Granados, orginally from San Antonio, has covered the Academy Awards and received the Silver Quill Award for video production. Grant was nominated for an Emmy for his coverage of the 1989 San Francisco earthquake for CBS while working as an anchor in that city. "I think having them and people having seen them in the national market is one of the things that helped us market the show nationally as we did," Foreman says.

The host segments of NPrint are videotaped at the Ranch Studios, the former kicker dancehall at Capital Plaza that Foreman recently converted into a soundstage facility. But camera crews are being sent on location for stories. "We go to New York, L.A., Dallas -- we go all over for stories," Grant says. "It's amazing that this national show comes out of Austin, Texas."

Hitting a New Market

Taylor Foreman Productions began development of NPrint more than a year ago and had been nearing a syndication deal with Turner Broadcasting. But all negotiations were put on hold once media mogul Ted Turner announced he would be selling his company to the massive Time Warner conglomerate. So Foreman decided to produce and syndicate the show himself. Foreman hopes his show will attract businesses that traditionally haven't put a lot of money in television advertising, namely bookstores and publishers.

"The amount of money that has been spent on book promotion on television has quadrupled from what it was just a couple of years ago," he says. "I think publishers now are willing to get in and promote and spend a little bit more money on advertising than they did before."

Already, it's been shown that a mention of a book on programs like ET or Oprah boosts sales of that title, Foreman says. He points to a recent Publisher's Weekly article showing that a TV plug for a book increases traffic in bookstores, and savvy publishers are attempting to cash in on that trend. Austin's Book People, one of the largest bookstores in the country, has jumped on the bandwagon and has developed a working relationship with NPrint.

"They have a standing invititation to show up with their video crew and tape book signings, and they have the opportunity to interview the author," says Philip Sansone, president and CEO of Book People.
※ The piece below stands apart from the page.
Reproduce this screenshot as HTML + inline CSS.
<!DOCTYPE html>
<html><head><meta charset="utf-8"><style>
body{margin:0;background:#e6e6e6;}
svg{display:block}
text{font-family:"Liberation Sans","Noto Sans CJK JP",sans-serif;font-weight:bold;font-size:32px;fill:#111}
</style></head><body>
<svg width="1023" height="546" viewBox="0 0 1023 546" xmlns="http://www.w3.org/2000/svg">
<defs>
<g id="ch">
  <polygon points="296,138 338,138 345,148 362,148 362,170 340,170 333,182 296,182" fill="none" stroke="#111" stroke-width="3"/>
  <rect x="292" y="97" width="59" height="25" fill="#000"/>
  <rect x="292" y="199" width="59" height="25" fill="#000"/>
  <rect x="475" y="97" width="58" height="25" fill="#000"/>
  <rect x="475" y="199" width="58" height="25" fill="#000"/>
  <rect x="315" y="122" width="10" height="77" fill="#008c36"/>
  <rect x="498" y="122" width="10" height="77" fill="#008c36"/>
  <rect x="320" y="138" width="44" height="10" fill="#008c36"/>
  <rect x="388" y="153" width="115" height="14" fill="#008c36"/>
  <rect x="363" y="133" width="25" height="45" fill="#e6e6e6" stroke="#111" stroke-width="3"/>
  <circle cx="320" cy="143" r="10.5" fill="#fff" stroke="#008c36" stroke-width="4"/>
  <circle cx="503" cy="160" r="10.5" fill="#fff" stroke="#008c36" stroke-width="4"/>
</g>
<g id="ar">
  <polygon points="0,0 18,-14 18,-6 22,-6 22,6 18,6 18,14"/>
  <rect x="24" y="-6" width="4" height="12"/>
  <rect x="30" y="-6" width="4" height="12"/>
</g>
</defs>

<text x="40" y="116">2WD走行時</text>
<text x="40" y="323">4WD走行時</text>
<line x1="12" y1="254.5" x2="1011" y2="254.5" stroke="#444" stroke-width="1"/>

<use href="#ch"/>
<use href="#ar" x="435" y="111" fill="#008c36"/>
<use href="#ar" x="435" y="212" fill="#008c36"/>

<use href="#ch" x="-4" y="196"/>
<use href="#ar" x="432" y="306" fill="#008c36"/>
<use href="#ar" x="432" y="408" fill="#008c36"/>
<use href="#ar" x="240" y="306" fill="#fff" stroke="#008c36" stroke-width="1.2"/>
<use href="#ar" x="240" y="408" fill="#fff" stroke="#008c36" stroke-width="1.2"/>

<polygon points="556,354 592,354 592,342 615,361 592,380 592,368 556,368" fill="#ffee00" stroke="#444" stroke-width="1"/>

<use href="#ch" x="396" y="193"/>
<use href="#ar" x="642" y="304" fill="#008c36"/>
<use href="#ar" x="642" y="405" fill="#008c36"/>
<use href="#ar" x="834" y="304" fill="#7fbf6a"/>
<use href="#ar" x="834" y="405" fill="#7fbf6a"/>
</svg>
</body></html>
Tammy Jordan, vice president of marketing at the bookstore, says NPrint has expressed interest in upcoming appearances by Johnny Cochran and Jimmy Carter. "Those are all things that would do well on their show," she says.
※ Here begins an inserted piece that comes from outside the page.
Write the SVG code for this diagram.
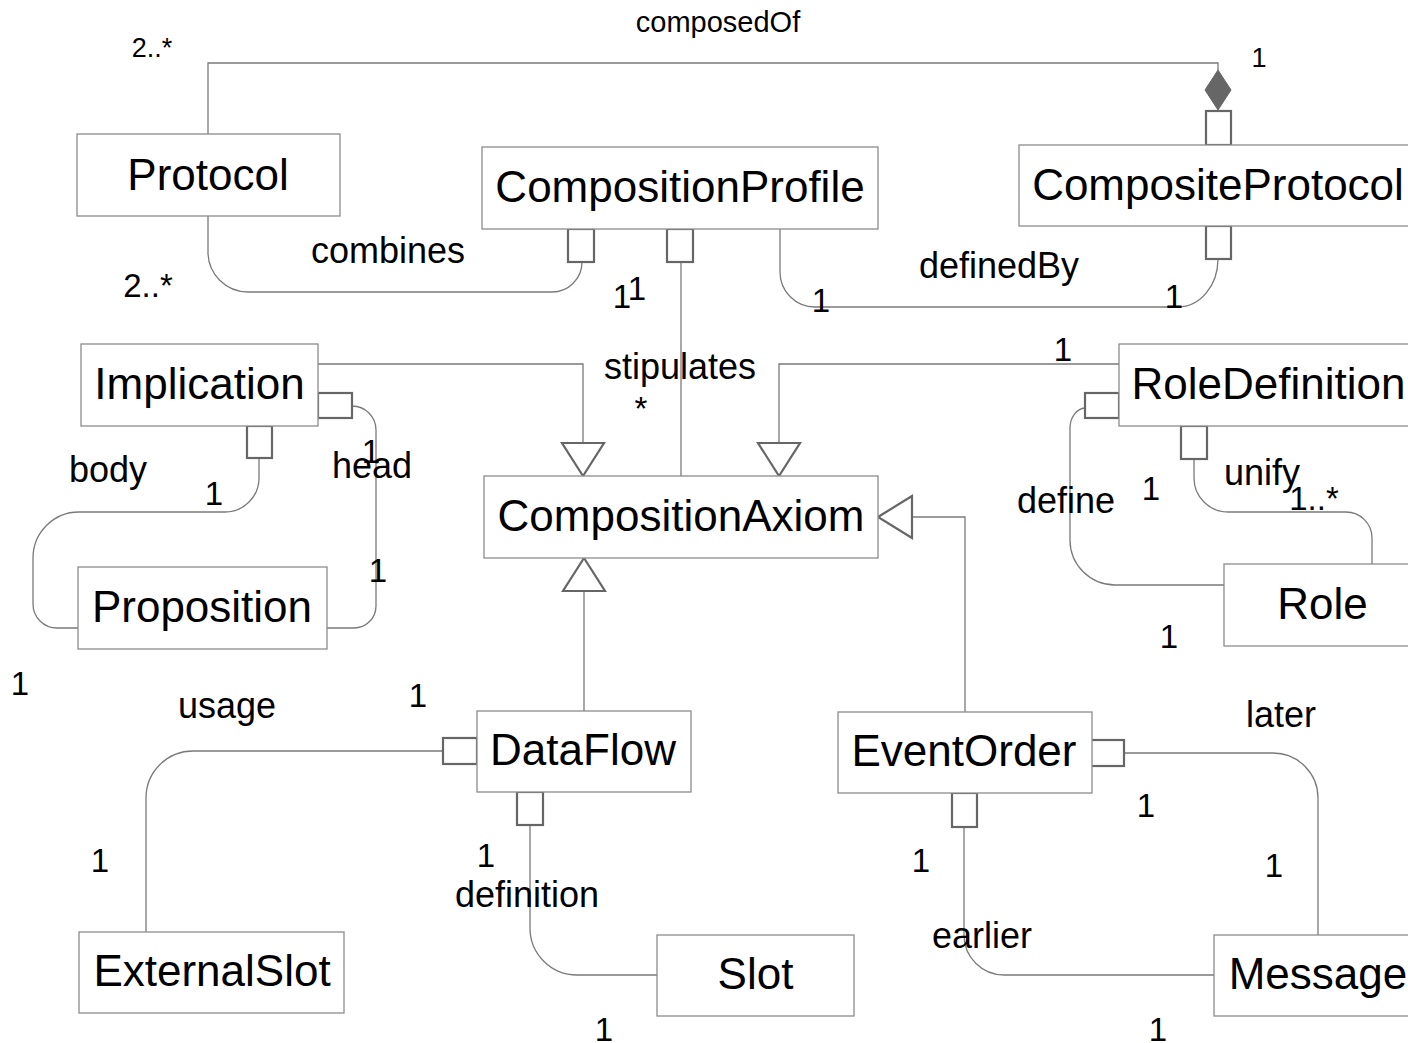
<svg xmlns="http://www.w3.org/2000/svg" width="1408" height="1043" viewBox="0 0 1408 1043">
  <style>
    .box { fill: #ffffff; stroke: #8c8c8c; stroke-width: 1.3; }
    .name { font-family: "Liberation Sans", Arial, sans-serif; font-size: 44px; fill: #000; text-anchor: middle; }
    .line { fill: none; stroke: #7a7a7a; stroke-width: 1.3; }
    .port { fill: #ffffff; stroke: #666666; stroke-width: 2.2; }
    .tri { fill: #ffffff; stroke: #666666; stroke-width: 2.2; stroke-linejoin: miter; }
    .diamond { fill: #666666; stroke: #666666; stroke-width: 1; }
    .lbl { font-family: "Liberation Sans", Arial, sans-serif; font-size: 36px; fill: #000; text-anchor: middle; }
    .mult { font-family: "Liberation Sans", Arial, sans-serif; font-size: 33px; fill: #000; text-anchor: middle; }
    .small { font-size: 27px; }
  </style>
  <rect width="1408" height="1043" fill="#ffffff"/>

  <!-- associations and generalizations -->
  <g id="connectors">
    <!-- composedOf -->
    <path class="line" d="M208,134 V63 H1218 V70"/>
    <polygon class="diamond" points="1218,70 1231,90 1218,110 1205,90"/>
    <rect class="port" x="1206" y="111" width="25" height="34"/>
    <text class="lbl" x="718" y="32" style="font-size:29px">composedOf</text>
    <text class="mult small" x="152" y="57">2..*</text>
    <text class="mult small" x="1259" y="67">1</text>

    <!-- combines -->
    <path class="line" d="M208,216 V252 A40,40 0 0 0 248,292 H552 A30,30 0 0 0 582,262"/>
    <rect class="port" x="568" y="229" width="26" height="33"/>
    <text class="lbl" x="388" y="263">combines</text>
    <text class="mult" x="148" y="297">2..*</text>
    <text class="mult" x="622" y="308">1</text>

    <!-- stipulates -->
    <path class="line" d="M681,262 V476"/>
    <rect class="port" x="667" y="229" width="26" height="33"/>
    <text class="lbl" x="680" y="379">stipulates</text>
    <text class="mult" x="637" y="300">1</text>
    <text class="mult" x="641" y="420">*</text>

    <!-- definedBy -->
    <path class="line" d="M780,229 V272 A35,35 0 0 0 815,307 H1178 A40,48 0 0 0 1218,259"/>
    <rect class="port" x="1206" y="226" width="25" height="33"/>
    <text class="lbl" x="999" y="278">definedBy</text>
    <text class="mult" x="821" y="312">1</text>
    <text class="mult" x="1174" y="308">1</text>

    <!-- Implication generalizes CompositionAxiom -->
    <path class="line" d="M318,364 H583 V443"/>
    <polygon class="tri" points="562,443 604,443 583,476"/>

    <!-- RoleDefinition generalizes CompositionAxiom -->
    <path class="line" d="M1119,364 H779 V443"/>
    <polygon class="tri" points="758,443 800,443 779,476"/>
    <text class="mult" x="1063" y="361">1</text>

    <!-- DataFlow generalizes CompositionAxiom -->
    <path class="line" d="M584,711 V591"/>
    <polygon class="tri" points="584,558 605,591 563,591"/>

    <!-- EventOrder generalizes CompositionAxiom -->
    <path class="line" d="M965,712 V517 H912"/>
    <polygon class="tri" points="878,517 912,496 912,538"/>

    <!-- body -->
    <path class="line" d="M259,458 V478 A34,34 0 0 1 225,512 H79 A46,46 0 0 0 33,558 V604 A24,24 0 0 0 57,628 H78"/>
    <rect class="port" x="247" y="426" width="25" height="32"/>
    <text class="lbl" x="108" y="482">body</text>
    <text class="mult" x="214" y="505">1</text>

    <!-- head -->
    <path class="line" d="M352,406 A24,24 0 0 1 376,430 V606 A22,22 0 0 1 354,628 H327"/>
    <rect class="port" x="318" y="393" width="34" height="25"/>
    <text class="lbl" x="372" y="478">head</text>
    <text class="mult" x="371" y="463">1</text>
    <text class="mult" x="378" y="582">1</text>

    <text class="mult" x="20" y="695">1</text>

    <!-- usage -->
    <path class="line" d="M443,751 H193 A47,47 0 0 0 146,798 V932"/>
    <rect class="port" x="443" y="738" width="34" height="26"/>
    <text class="lbl" x="227" y="718">usage</text>
    <text class="mult" x="418" y="707">1</text>
    <text class="mult" x="100" y="872">1</text>

    <!-- definition -->
    <path class="line" d="M530,825 V928 A47,47 0 0 0 577,975 H657"/>
    <rect class="port" x="517" y="792" width="26" height="33"/>
    <text class="lbl" x="527" y="907">definition</text>
    <text class="mult" x="486" y="867">1</text>
    <text class="mult" x="604" y="1041">1</text>

    <!-- earlier -->
    <path class="line" d="M964,827 V935 A40,40 0 0 0 1004,975 H1214"/>
    <rect class="port" x="952" y="793" width="25" height="34"/>
    <text class="lbl" x="982" y="948">earlier</text>
    <text class="mult" x="921" y="872">1</text>
    <text class="mult" x="1158" y="1041">1</text>

    <!-- later -->
    <path class="line" d="M1124,753 H1273 A45,45 0 0 1 1318,798 V935"/>
    <rect class="port" x="1091" y="740" width="33" height="26"/>
    <text class="lbl" x="1281" y="727">later</text>
    <text class="mult" x="1146" y="817">1</text>
    <text class="mult" x="1274" y="877">1</text>

    <!-- define -->
    <path class="line" d="M1085,408 A16,20 0 0 0 1070,428 V540 A45,45 0 0 0 1115,585 H1224"/>
    <rect class="port" x="1085" y="393" width="34" height="25"/>
    <text class="lbl" x="1066" y="513">define</text>
    <text class="mult" x="1151" y="500">1</text>
    <text class="mult" x="1169" y="648">1</text>

    <!-- unify -->
    <path class="line" d="M1194,459 V478 A34,34 0 0 0 1228,512 H1346 A26,26 0 0 1 1372,538 V564"/>
    <rect class="port" x="1181" y="426" width="26" height="33"/>
    <text class="lbl" x="1262" y="485">unify</text>
    <text class="mult" x="1314" y="510">1..*</text>
  </g>

  <!-- classes -->
  <g id="Protocol">
    <rect class="box" x="77" y="134" width="263" height="82"/>
    <text class="name" x="208" y="190">Protocol</text>
  </g>
  <g id="CompositionProfile">
    <rect class="box" x="482" y="147" width="396" height="82"/>
    <text class="name" x="680" y="202">CompositionProfile</text>
  </g>
  <g id="CompositeProtocol">
    <rect class="box" x="1019" y="145" width="398" height="81"/>
    <text class="name" x="1218" y="200">CompositeProtocol</text>
  </g>
  <g id="Implication">
    <rect class="box" x="81" y="344" width="237" height="82"/>
    <text class="name" x="199.5" y="399">Implication</text>
  </g>
  <g id="Proposition">
    <rect class="box" x="78" y="567" width="249" height="82"/>
    <text class="name" x="202" y="622">Proposition</text>
  </g>
  <g id="CompositionAxiom">
    <rect class="box" x="484" y="476" width="394" height="82"/>
    <text class="name" x="681" y="531">CompositionAxiom</text>
  </g>
  <g id="RoleDefinition">
    <rect class="box" x="1119" y="344" width="299" height="82"/>
    <text class="name" x="1268.5" y="399">RoleDefinition</text>
  </g>
  <g id="Role">
    <rect class="box" x="1224" y="564" width="197" height="82"/>
    <text class="name" x="1322.5" y="619">Role</text>
  </g>
  <g id="DataFlow">
    <rect class="box" x="477" y="711" width="214" height="81"/>
    <text class="name" x="583" y="765">DataFlow</text>
  </g>
  <g id="EventOrder">
    <rect class="box" x="838" y="712" width="254" height="81"/>
    <text class="name" x="964" y="766">EventOrder</text>
  </g>
  <g id="ExternalSlot">
    <rect class="box" x="79" y="932" width="265" height="81"/>
    <text class="name" x="212" y="986">ExternalSlot</text>
  </g>
  <g id="Slot">
    <rect class="box" x="657" y="935" width="197" height="81"/>
    <text class="name" x="755.5" y="989">Slot</text>
  </g>
  <g id="Message">
    <rect class="box" x="1214" y="935" width="208" height="81"/>
    <text class="name" x="1318" y="989">Message</text>
  </g>
</svg>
Not exactly the types of authors that come to mind when we think of this locally-owned bookstore with such a literary image, but Sansone says he doesn't think the NPrint approach will do any harm to literature. "I don't really care about that if it works," Sansone says. "If people watch it and get interested in books, that's fine. The book industry needs all the help we can get."

If NPrint catches on, Foreman hopes to eventually produce five or six episodes each week. Spinoffs, like Business NPrint or Kids NPrint, could follow. "It's not just a show; we see it as a franchise," he says. Part of that franchise is an Internet service offering the books and CD-ROMs featured on the show. A toll-free phone line provides the same service for those who aren't online. Foreman also is selling advertising time on his show to national clients, bringing in a few extra bucks and lessening his dependence on the affiliates carrying the show. Someday, Foreman would also like to host an NPrint convention, bringing together several dozen authors for panels and mass book signings.

But will there every be an NPrint for fans of Hemingway, M.F.K Fisher, Thomas Pinchon or Edith Wharton? "I haven't stopped anybody from doing shows about serious literature," he says. "If you want to go do one, I say, `Go do one right now. It's a free country, you can do whatever you want to do.' But we are not going to be the one who does serious literature. Are we going to promote books? Yeah." n Locally, NPrint will air early in the morning, on KEYE-TV Channel 42 at 7am on Sundays; the show first aired on Sept 22.